-- START Given material --
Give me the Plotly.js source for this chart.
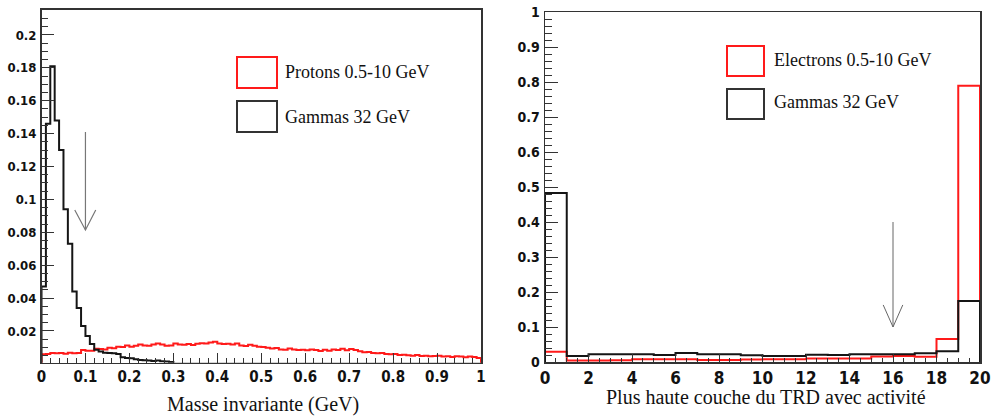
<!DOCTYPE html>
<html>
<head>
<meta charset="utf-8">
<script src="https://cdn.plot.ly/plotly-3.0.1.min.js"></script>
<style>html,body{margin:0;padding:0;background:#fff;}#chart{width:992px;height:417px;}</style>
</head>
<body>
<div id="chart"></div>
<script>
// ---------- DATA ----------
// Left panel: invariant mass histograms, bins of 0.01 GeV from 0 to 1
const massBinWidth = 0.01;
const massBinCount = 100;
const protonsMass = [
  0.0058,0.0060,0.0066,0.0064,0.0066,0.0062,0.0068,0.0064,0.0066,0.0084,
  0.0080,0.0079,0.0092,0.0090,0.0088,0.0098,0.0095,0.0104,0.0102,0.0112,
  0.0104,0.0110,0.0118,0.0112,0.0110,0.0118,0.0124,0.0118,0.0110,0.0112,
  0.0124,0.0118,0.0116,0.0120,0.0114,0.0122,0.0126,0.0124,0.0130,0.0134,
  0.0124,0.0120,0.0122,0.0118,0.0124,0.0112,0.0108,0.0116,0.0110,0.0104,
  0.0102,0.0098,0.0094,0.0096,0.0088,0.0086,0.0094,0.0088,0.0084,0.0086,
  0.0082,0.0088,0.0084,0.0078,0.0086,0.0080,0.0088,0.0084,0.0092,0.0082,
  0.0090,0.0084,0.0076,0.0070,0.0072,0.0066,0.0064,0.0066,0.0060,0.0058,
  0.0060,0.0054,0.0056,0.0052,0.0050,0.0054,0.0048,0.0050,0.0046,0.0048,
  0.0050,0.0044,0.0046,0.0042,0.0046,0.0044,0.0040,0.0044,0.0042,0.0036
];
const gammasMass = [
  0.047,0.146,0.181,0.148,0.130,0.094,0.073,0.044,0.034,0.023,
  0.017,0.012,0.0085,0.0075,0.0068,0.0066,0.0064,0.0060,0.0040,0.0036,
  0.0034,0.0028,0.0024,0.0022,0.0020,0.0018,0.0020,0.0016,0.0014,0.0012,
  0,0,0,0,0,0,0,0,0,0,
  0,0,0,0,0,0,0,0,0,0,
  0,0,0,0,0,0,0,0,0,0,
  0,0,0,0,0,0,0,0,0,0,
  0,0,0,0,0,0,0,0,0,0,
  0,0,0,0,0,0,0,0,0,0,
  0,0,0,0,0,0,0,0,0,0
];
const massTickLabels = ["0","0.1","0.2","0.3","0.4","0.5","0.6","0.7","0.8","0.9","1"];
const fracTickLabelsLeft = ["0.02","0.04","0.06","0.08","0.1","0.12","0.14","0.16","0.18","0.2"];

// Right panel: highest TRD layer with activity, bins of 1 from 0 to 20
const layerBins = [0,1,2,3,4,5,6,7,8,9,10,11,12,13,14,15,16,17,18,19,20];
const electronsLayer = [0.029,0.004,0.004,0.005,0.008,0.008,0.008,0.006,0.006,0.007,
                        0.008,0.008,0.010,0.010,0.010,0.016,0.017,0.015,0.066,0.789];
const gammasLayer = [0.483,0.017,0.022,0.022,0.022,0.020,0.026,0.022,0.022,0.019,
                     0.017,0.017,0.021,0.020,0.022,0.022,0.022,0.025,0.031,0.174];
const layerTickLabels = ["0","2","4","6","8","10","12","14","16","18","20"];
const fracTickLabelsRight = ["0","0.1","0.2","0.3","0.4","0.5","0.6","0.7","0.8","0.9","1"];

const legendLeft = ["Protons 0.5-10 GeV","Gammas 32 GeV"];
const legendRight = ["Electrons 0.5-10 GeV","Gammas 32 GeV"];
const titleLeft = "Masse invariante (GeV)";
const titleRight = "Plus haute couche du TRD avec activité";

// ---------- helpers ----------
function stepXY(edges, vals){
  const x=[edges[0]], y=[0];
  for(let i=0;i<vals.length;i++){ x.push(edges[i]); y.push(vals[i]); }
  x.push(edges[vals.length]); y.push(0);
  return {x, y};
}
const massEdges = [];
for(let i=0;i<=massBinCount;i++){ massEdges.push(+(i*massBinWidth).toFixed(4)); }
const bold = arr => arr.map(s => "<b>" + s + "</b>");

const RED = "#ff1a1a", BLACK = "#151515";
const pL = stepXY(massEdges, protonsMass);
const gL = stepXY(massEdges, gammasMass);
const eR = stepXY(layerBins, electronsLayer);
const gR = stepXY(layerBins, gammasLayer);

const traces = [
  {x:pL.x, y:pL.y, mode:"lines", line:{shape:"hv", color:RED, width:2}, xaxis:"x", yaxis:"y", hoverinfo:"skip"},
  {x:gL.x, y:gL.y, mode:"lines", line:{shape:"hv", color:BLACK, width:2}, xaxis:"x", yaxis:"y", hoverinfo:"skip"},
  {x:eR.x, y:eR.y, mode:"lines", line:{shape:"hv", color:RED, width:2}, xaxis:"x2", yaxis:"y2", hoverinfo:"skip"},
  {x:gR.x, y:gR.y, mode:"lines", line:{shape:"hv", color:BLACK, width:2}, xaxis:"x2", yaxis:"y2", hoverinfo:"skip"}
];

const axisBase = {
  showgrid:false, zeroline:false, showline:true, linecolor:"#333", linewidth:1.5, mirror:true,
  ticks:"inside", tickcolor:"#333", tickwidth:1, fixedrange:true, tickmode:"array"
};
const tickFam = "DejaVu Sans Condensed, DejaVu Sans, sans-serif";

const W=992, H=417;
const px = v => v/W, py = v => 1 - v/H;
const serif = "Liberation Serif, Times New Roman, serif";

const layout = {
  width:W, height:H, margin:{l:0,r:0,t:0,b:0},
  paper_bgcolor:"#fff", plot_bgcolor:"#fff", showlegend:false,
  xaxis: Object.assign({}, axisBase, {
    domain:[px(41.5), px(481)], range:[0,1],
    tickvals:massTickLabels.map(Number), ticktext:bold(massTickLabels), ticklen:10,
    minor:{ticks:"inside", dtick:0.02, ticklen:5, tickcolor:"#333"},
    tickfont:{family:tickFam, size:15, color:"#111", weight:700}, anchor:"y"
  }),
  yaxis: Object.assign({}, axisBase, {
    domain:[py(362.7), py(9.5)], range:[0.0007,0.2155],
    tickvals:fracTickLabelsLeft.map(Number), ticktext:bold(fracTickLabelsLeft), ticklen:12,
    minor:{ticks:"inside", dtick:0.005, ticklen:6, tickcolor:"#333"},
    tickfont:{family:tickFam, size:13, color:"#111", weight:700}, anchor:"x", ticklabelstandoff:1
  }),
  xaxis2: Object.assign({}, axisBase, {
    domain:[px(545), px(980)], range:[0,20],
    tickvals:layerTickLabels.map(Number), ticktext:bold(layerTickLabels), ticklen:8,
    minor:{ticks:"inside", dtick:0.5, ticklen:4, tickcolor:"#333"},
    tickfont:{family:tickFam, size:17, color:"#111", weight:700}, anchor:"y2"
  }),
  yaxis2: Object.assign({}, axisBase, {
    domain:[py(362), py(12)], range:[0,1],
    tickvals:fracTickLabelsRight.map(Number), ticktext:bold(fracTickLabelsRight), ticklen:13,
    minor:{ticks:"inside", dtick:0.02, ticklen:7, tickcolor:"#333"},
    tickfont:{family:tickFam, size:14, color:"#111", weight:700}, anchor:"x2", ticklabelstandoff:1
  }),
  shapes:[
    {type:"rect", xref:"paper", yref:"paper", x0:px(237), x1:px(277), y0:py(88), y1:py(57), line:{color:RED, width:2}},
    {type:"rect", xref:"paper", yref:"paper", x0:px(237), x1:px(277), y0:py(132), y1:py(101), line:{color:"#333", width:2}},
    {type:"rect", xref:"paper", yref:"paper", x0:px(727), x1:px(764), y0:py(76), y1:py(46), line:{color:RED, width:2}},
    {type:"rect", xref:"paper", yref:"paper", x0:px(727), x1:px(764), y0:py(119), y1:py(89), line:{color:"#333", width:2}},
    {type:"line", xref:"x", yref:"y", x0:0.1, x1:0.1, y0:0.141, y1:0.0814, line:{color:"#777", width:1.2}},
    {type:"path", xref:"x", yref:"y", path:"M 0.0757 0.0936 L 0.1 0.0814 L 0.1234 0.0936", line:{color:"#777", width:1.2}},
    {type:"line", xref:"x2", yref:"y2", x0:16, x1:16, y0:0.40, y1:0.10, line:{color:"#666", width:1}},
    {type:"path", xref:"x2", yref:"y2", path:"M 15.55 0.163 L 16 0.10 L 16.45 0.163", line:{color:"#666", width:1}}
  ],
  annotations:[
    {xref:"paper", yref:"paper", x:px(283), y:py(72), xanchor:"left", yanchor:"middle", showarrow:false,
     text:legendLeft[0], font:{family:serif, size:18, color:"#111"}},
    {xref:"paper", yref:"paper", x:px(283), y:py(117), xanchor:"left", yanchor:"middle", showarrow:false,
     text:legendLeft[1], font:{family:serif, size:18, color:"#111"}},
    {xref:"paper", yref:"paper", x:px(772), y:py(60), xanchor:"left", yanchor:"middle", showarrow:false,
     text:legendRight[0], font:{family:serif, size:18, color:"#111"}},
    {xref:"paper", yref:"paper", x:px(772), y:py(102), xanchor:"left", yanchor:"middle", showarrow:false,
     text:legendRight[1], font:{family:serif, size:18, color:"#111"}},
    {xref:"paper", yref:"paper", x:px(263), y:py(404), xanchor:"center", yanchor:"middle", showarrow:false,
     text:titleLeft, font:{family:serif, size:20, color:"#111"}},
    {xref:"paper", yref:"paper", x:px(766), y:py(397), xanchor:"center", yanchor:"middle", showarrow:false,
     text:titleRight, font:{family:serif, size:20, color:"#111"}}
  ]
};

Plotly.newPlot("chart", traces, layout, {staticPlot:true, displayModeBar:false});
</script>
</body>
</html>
-- END Given material --
§ **What is needed**:
Look back over the material above and state how many lines hold the word "chart". Write the number and nothing else.

§ **Output**:
4